Ainsi, la science est une et infinie dans son essence absolue; mais elle n'est qu'imparfaitement réalisable dans l'esprit humain, qui ne peut embrasser toutes les choses finies et encore moins embrasser l'infini. La science humaine est nécessairement partielle et, par conséquent, divisible sa divisibilité est la condition de ses progrès. Partant d'une première synthèse vague et incomprise, elle arrive, par l'analyse, à une synthèse un peu moins défectueuse, et de là, par des analyses de plus en plus profondes, elle arrive à des synthèses de plus en plus vraies et compréhensives. L'analyse ajourne les questions les plus générales, pour mieux les résoudre; elle les décompose en leurs éléments, qu'elle examine l'un après l'autre; elle ramène ainsi aux questions générales par la solution des questions particulières. Mais, pour ne pas se perdre dans l'étude stérile de détails isolés les uns des autres, il faut qu'elle dirige ses recherches d'après un plan préconçu, et, par conséquent, d'après une hypothèse antérieure, qui se trouve confirmée ou rectifiée par le résultat de ces recherches mêmes. Le champ de la science universelle doit donc se diviser, non pas en parcelles imperceptibles, mais d'abord en grandes régions, qui se subdivisent elles-mêmes en régions de plus en plus restreintes, et au milieu desquelles il faut s'avoir s'orienter pour choisir l'objet spécial de ses recherches. Ces délimitations, d'abord nécessairement vagues et indécises, doivent se fixer de plus en plus d'une manière conforme à la nature des choses, à mesure que la science fait des progrès. C'est ainsi que les sciences, distinctes, mais non isolées, coexistent dans la science, sans en détruire l'unité. Mais cette unité ne se manifeste qu'autant que les sciences sont unies entre elles suivant leurs vrais rapports, et qu'elles forment ainsi une hiérarchie une et multiple à la fois, où chaque science a le rôle supérieur ou subordonné qui lui appartient, et où toutes se prêtent un mutuel concours.

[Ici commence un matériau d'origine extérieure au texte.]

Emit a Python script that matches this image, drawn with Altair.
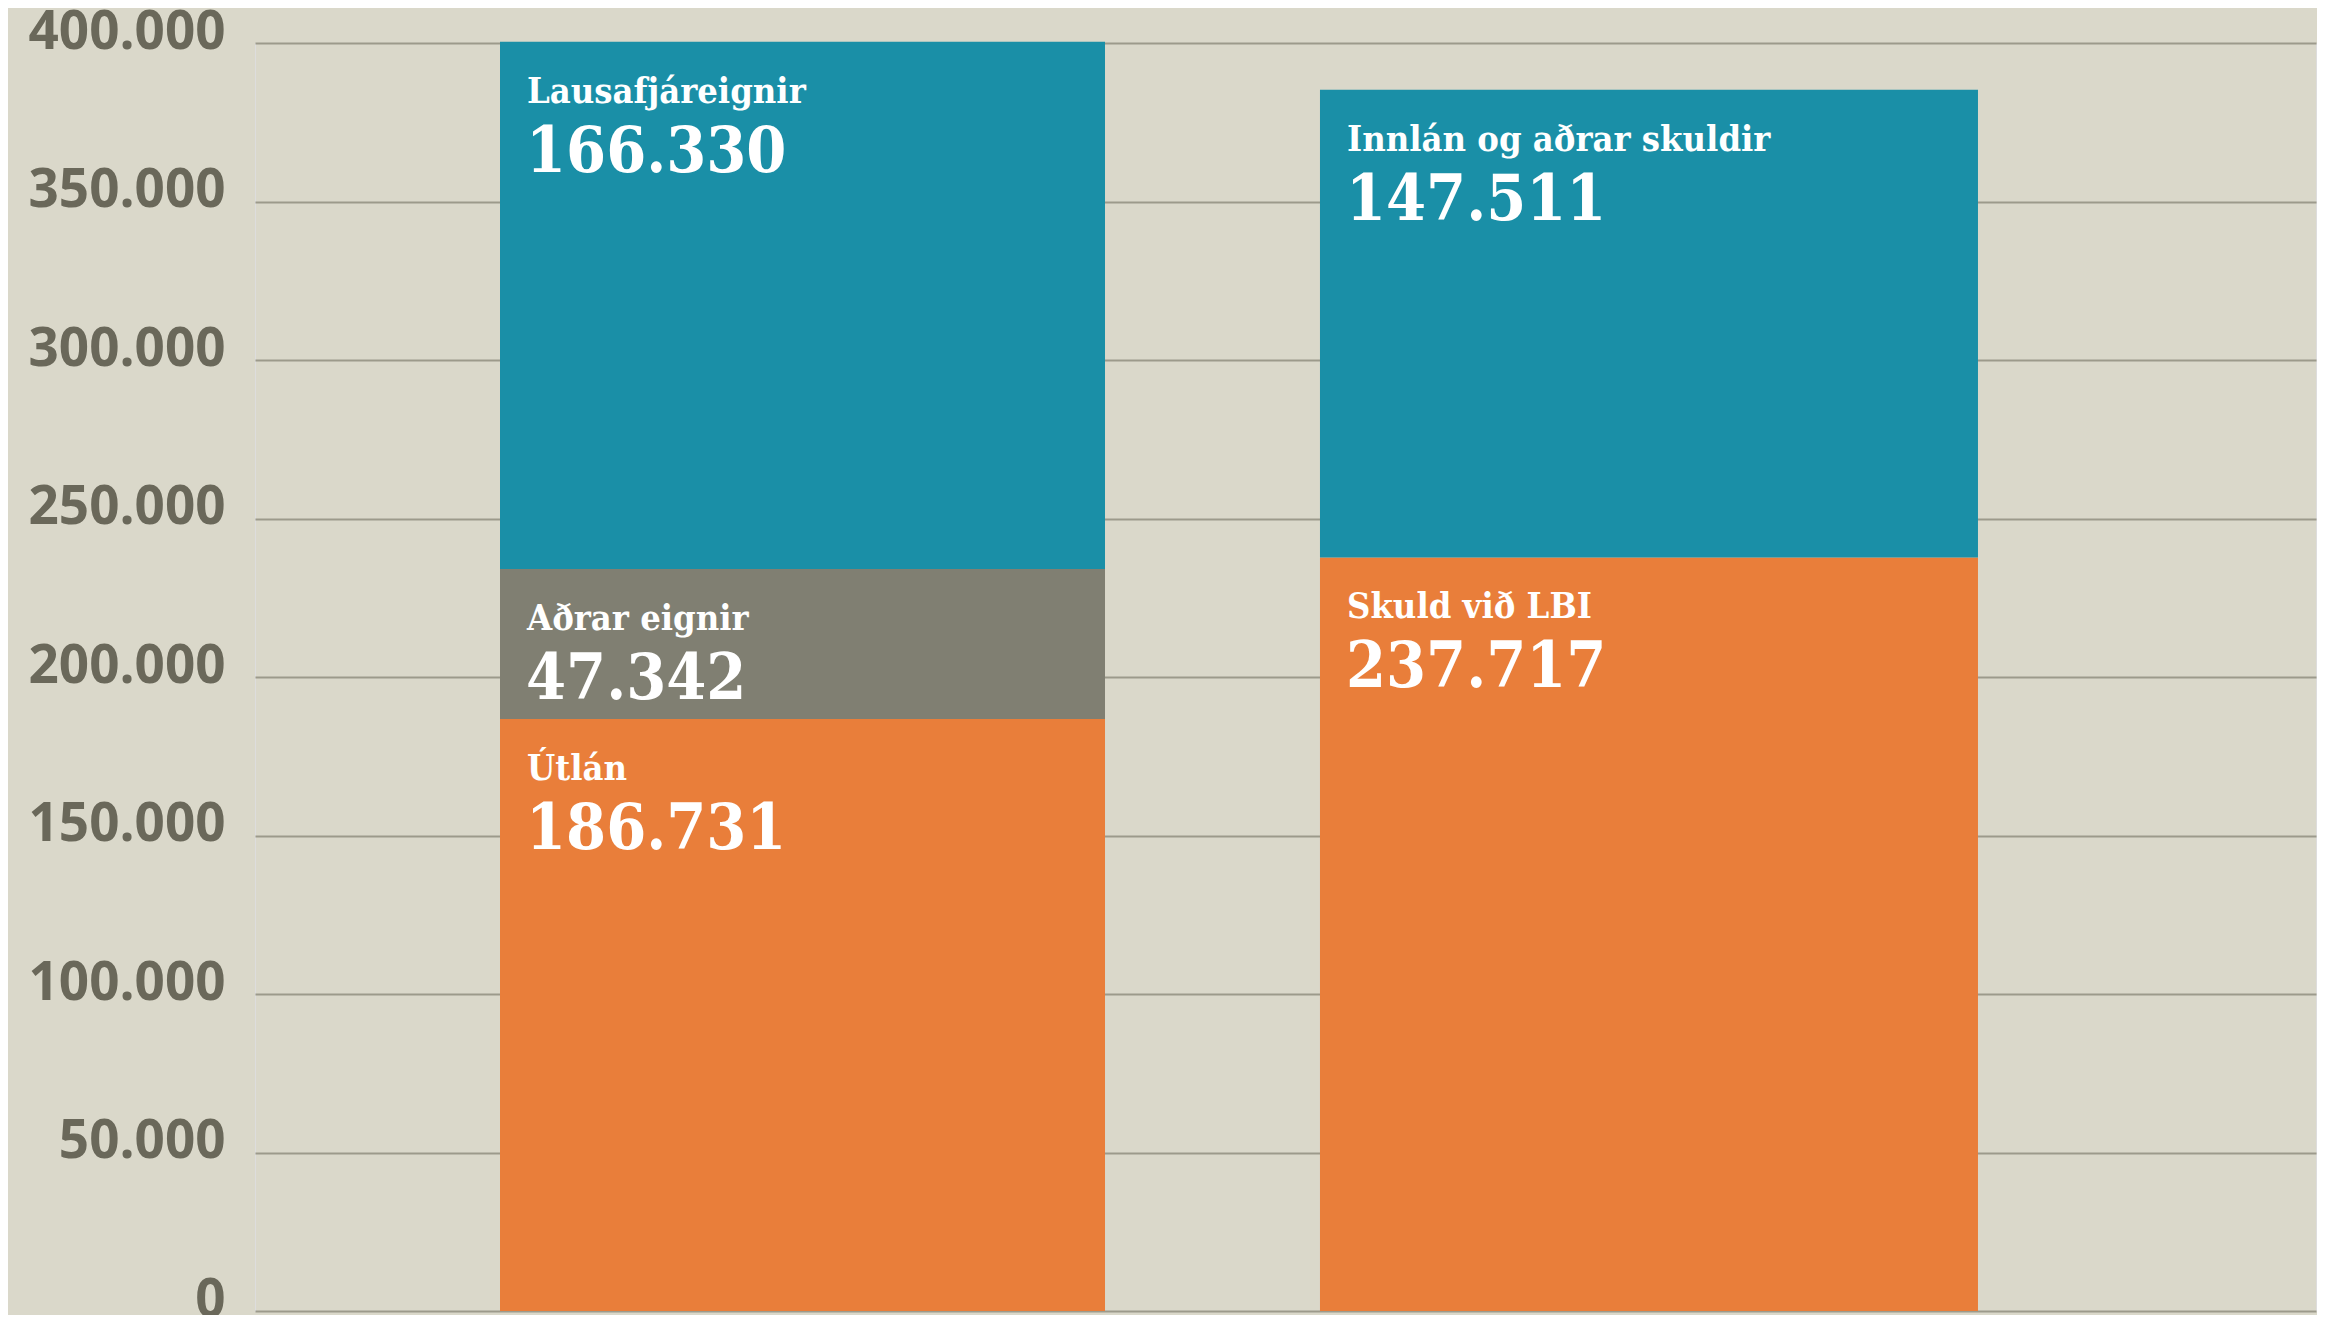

Au point de vue de l'absolu, la science dominatrice, celle qui embrasse en quelque façon toutes les autres, c'est la science de la cause première, c'est la théologie naturelle. En d'autres termes, pour celui qui possède la science absolue, c'est-à-dire pour l'Etre suprême, la science universelle est comprise, en quelque façon, dans la connaissance

qu'il a de lui-même, de sa puissance, de sa pensée, de ses intentions et de ses actes. Mais l'homme n'est pas et ne peut pas se placer au point de vue de l'absolu; il ne peut pas se faire Dieu, en supposant l'identité de sa pensée avec celle de Dieu, et construire le monde au gré de sa pensée ce rêve, pour avoir été celui de quelques penseurs éminents, n'en est pas moins le comble de l'illusion. Le point de départ de la pensée humaine est nécessairement dans l'homme même : c'est de là qu'il doit partir pour se rattacher, soit à Dieu, soit à tout ce qui l'entoure; c'est là qu'il trouve la notion de Dieu présente en lui-même; c'est là qu'il trouve tous ses moyens de connaître. Une certaine connaissance de soi-même est donc pour lui le commencement nécessaire de toute science.

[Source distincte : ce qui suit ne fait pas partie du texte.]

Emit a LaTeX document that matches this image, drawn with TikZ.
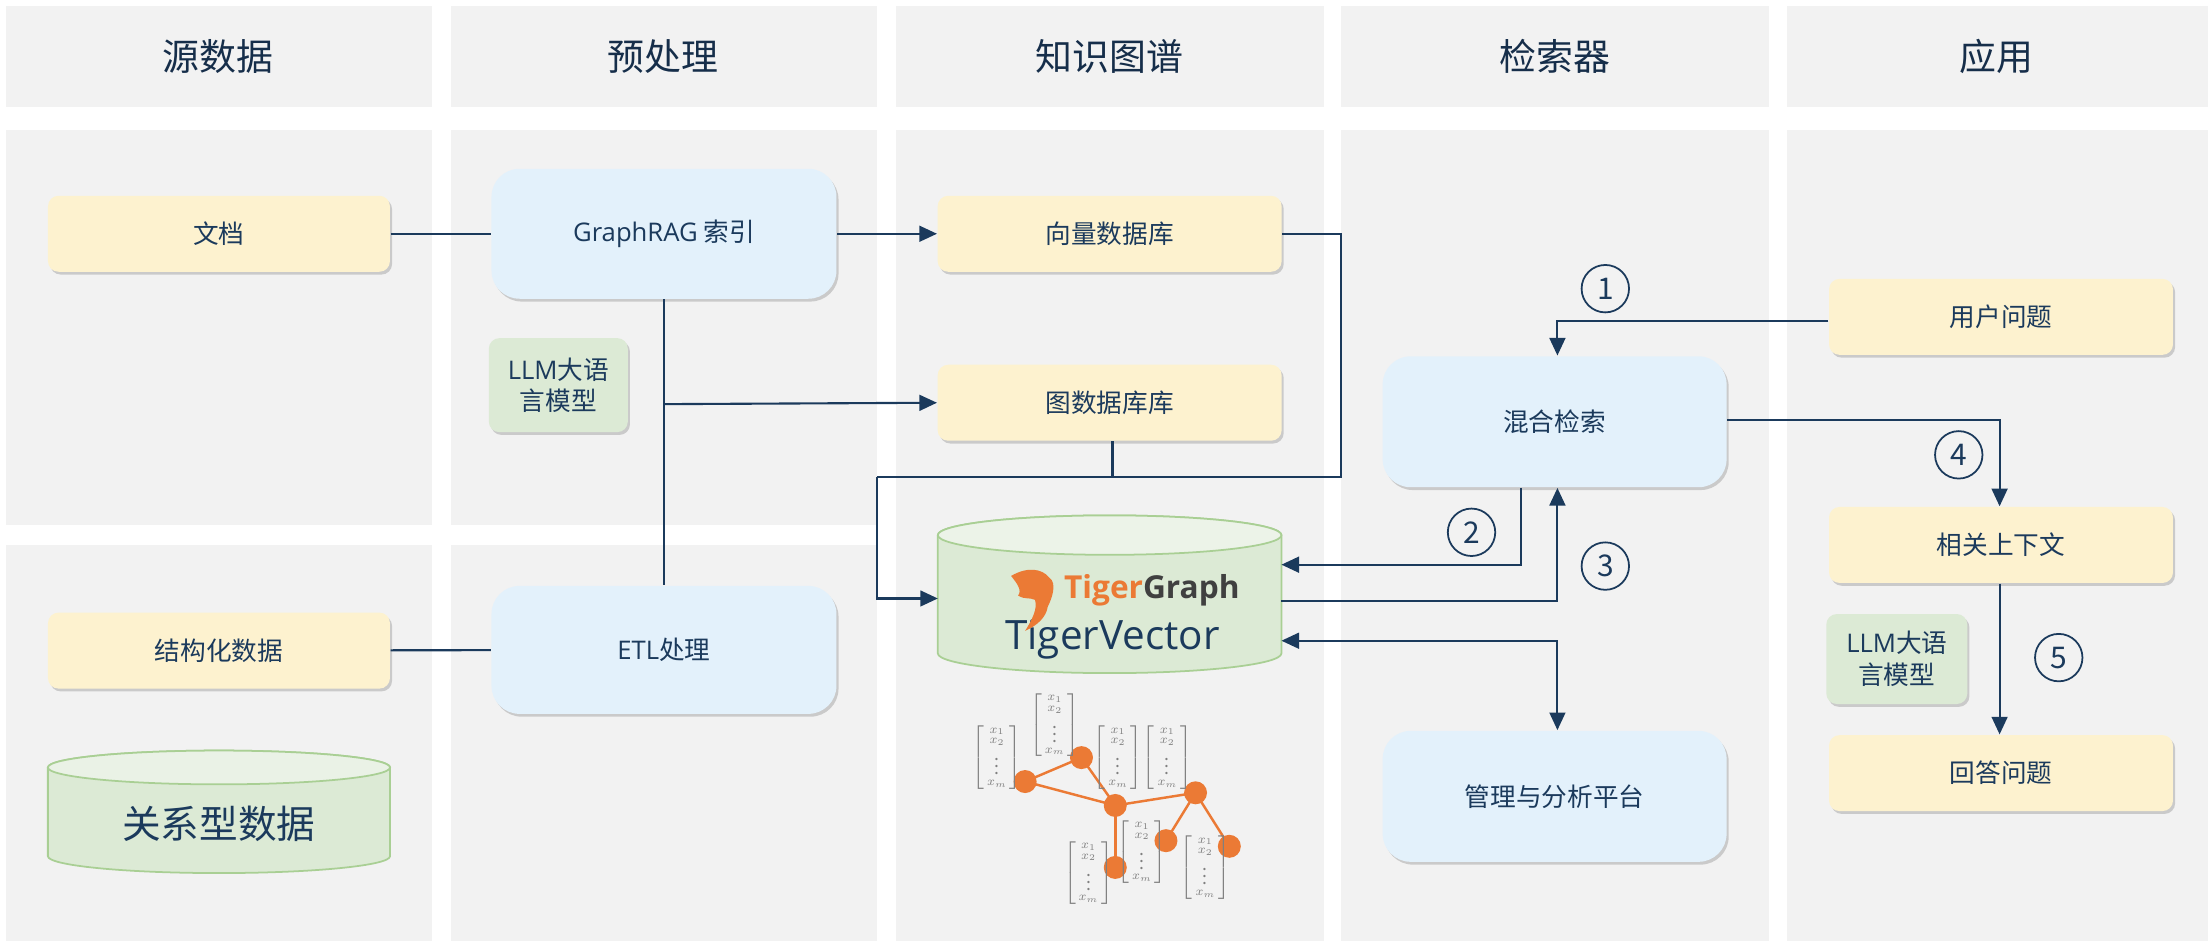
\documentclass[tikz,border=0pt]{standalone}
\usepackage{fontspec}
\usepackage{amsmath}
\usepackage{graphicx}
\setmainfont{Noto Sans CJK SC}
\newfontfamily\latn{Open Sans}
\usetikzlibrary{arrows.meta,shadows,shapes.geometric}
\definecolor{bandc}{HTML}{F2F2F2}
\definecolor{navy}{HTML}{1B3A5C}
\definecolor{ylw}{HTML}{FDF2CF}
\definecolor{blu}{HTML}{E3F1FB}
\definecolor{grn}{HTML}{DCEAD5}
\definecolor{grnb}{HTML}{A9CF94}
\definecolor{org}{HTML}{EB7A35}
\begin{document}
\begin{tikzpicture}[x=0.01408cm,y=-0.01408cm,
  band/.style={fill=bandc,draw=none},
  hdr/.style={font=\fontsize{10.5}{12}\selectfont,text=navy!80!black},
  base/.style={rounded corners=4pt,draw=none,text=navy,font=\fontsize{7.3}{9}\selectfont,align=center,inner sep=0pt,
    drop shadow={shadow xshift=0.6pt,shadow yshift=-0.8pt,opacity=0.35}},
  yb/.style={base,fill=ylw,rounded corners=3pt},
  bb/.style={base,fill=blu,rounded corners=8pt},
  gb/.style={base,fill=grn,rounded corners=3pt},
  ln/.style={draw=navy,line width=0.6pt},
  ar/.style={ln,-{Triangle[length=5pt,width=4.5pt]}},
  num/.style={circle,draw=navy,line width=0.5pt,text=navy,inner sep=0pt,minimum size=27\pgflinewidth,font=\fontsize{8.5}{9}\selectfont\rmfamily},
  vn/.style={circle,fill=org,draw=none,minimum size=0.23cm,inner sep=0pt},
  vec/.style={text=gray,inner sep=0pt}
]
\useasboundingbox (0,0) rectangle (1568,675);
\fill[white] (0,0) rectangle (1568,675);
% bands
\foreach \a/\b in {4/307,320/623,636/940,952/1256,1269/1568}{
  \fill[band] (\a,4) rectangle (\b,76);}
\fill[band] (4,92) rectangle (307,373);
\fill[band] (4,387) rectangle (307,668);
\fill[band] (320,92) rectangle (623,373);
\fill[band] (320,387) rectangle (623,668);
\fill[band] (636,92) rectangle (940,668);
\fill[band] (952,92) rectangle (1256,668);
\fill[band] (1269,92) rectangle (1568,668);
\node[hdr] (h1) at (155,40) {源数据};
\node[hdr] (h2) at (471,40) {预处理};
\node[hdr] (h3) at (788,40) {知识图谱};
\node[hdr] (h4) at (1104,40) {检索器};
\node[hdr] (h5) at (1418,40) {应用};
% nodes
\node[yb,minimum width=3.42cm,minimum height=0.76cm] (doc) at (155.5,166) {文档};
\node[bb,minimum width=3.45cm,minimum height=1.3cm] (grag) at (471.5,166) {{\latn GraphRAG} 索引};
\node[gb,minimum width=1.39cm,minimum height=0.94cm] (llm1) at (396.5,273.5) {{\latn LLM}大语\\言模型};
\node[bb,minimum width=3.45cm,minimum height=1.28cm] (etl) at (471.5,461.5) {{\latn ETL}处理};
\node[yb,minimum width=3.42cm,minimum height=0.76cm] (struct) at (155.5,462) {结构化数据};
\node[yb,minimum width=3.44cm,minimum height=0.76cm] (vdb) at (788,166) {向量数据库};
\node[yb,minimum width=3.44cm,minimum height=0.76cm] (gdb) at (788,286) {图数据库库};
\node[bb,minimum width=3.44cm,minimum height=1.31cm] (hyb) at (1104,299.5) {混合检索};
\node[bb,minimum width=3.44cm,minimum height=1.31cm] (mgmt) at (1104,565.5) {管理与分析平台};
\node[yb,minimum width=3.44cm,minimum height=0.76cm] (uq) at (1421,225) {用户问题};
\node[yb,minimum width=3.44cm,minimum height=0.76cm] (ctx) at (1421,387) {相关上下文};
\node[gb,minimum width=1.41cm,minimum height=0.9cm] (llm2) at (1347,468) {{\latn LLM}大语\\言模型};
\node[yb,minimum width=3.44cm,minimum height=0.76cm] (ans) at (1421,549) {回答问题};
% relational cylinder
\fill[grn,draw=grnb,line width=0.5pt] (34,545) -- (34,608) arc[start angle=180,end angle=0,x radius=121.5,y radius=12] -- (277,545) arc[start angle=0,end angle=-180,x radius=121.5,y radius=12];
\draw[grnb,line width=0.5pt,fill=grn!60!white] (155.5,545) ellipse[x radius=121.5,y radius=12];
\node[text=navy,font=\fontsize{11}{12}\selectfont] (rel) at (155.5,585) {关系型数据};
% TigerVector cylinder
\fill[grn,draw=grnb,line width=0.5pt] (666,380) -- (666,464) arc[start angle=180,end angle=0,x radius=122,y radius=14] -- (910,380) arc[start angle=0,end angle=-180,x radius=122,y radius=14];
\draw[grnb,line width=0.5pt,fill=grn!55!white] (788,380) ellipse[x radius=122,y radius=14];
\node[text=navy,font=\latn\fontsize{11.5}{12}\selectfont] (tv) at (790,454) {TigerVector};
\node[font=\latn\bfseries\fontsize{9}{10}\selectfont,inner sep=0pt] (tg) at (818,419) {\textcolor{org}{Tiger}\textcolor{black!75}{Graph}};
\coordinate (cl) at (666,425);
\coordinate (cr1) at (910,401);
\coordinate (cr2) at (910,427);
\coordinate (cr3) at (910,455);
% tiger icon (stylised)
\fill[org] (718,409) .. controls (730,402) and (740,404) .. (745,410)
  .. controls (751,414) and (747,425) .. (744,431) .. controls (743,438) and (737,444) .. (728,448)
  .. controls (733,440) and (737,432) .. (735,426) .. controls (731,424) and (728,426) .. (723,423)
  .. controls (726,419) and (722,414) .. cycle;
% graph
\foreach \n/\x/\y in {A/728/555,B/768/538,C/792/572,D/849/563,E/828/597,F/873/601,G/792/616}{
  \coordinate (p\n) at (\x,\y);}
\foreach \u/\v in {A/B,A/C,B/C,C/D,C/G,D/E,D/F}{\draw[org,line width=0.7pt] (p\u)--(p\v);}
\foreach \n in {A,B,C,D,E,F,G}{\node[vn] (g\n) at (p\n) {};}
\foreach \i/\x/\y in {1/708/538,2/749/515,3/794/538,4/829/538,5/811/605,6/773/620,7/856/616}{
  \node[vec] (v\i) at (\x,\y) {\scalebox{0.5}{$\left[\begin{smallmatrix}x_1\\x_2\\\vdots\\x_m\end{smallmatrix}\right]$}};}
% connectors
\draw[ln] (doc) -- (grag);
\draw[ar] (grag) -- (vdb);
\draw[ln] (grag.south) -- (etl.north);
\coordinate (j1) at (471,287);
\draw[ar] (j1) -- (gdb.west);
\draw[ln] (struct) -- (etl);
\coordinate (k1) at (952,166);
\coordinate (k2) at (952,339);
\coordinate (k3) at (623,339);
\draw[ln] (vdb.east) -- (k1) -- (k2) -- (k3);
\coordinate (k4) at (790,339);
\draw[ln] (gdb.south -| k4) -- (k4);
\draw[ar] (k3) |- (cl);
\coordinate (m1) at (1080,401);
\draw[ar] (hyb.south -| m1) -- (m1) -- (cr1);
\coordinate (m2) at (1106,427);
\draw[ar] (cr2) -- (m2) -- (hyb.south -| m2);
\coordinate (m3) at (1106,228);
\draw[ar] (uq.west |- m3) -- (m3) -- (hyb.north -| m3);
\coordinate (m4) at (1420,298);
\draw[ar] (hyb.east |- m4) -- (m4) -- (ctx.north -| m4);
\draw[ar] (ctx.south -| m4) -- (ans.north -| m4);
\coordinate (m5) at (1106,455);
\draw[ln,{Triangle[length=5pt,width=4.5pt]}-{Triangle[length=5pt,width=4.5pt]}] (cr3) -- (m5) -- (mgmt.north -| m5);
% numbers
\node[num] (n1) at (1140,205) {1};
\node[num] (n2) at (1045,378) {2};
\node[num] (n3) at (1140,402) {3};
\node[num] (n4) at (1391,323) {4};
\node[num] (n5) at (1462,467) {5};
\end{tikzpicture}
\end{document}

D'une part, il faut qu'il arrive à se faire une notion distincte de ces principes antérieurs et supérieurs à l'expérience que tout homme applique, le plus souvent sans s'en rendre compte, de ces jugements synthétiques à priori, de ces axiomes, qui sont les majeures sousentendues de tant de raisonnements instinctifs; il faut qu'il apprenne à formuler les jugements analytiques, c'est-à-dire les définitions qui mettent en évidence le contenu implicite de nos idées; enfin il faut que, rapprochant les définitions des axiomes, il en fasse sortir les sciences déductives, telles que l'ontologie générale, la science des nombres et la science de l'étendue, ou, en d'autres termes, la métaphysique, l'arithmétique et la géométrie.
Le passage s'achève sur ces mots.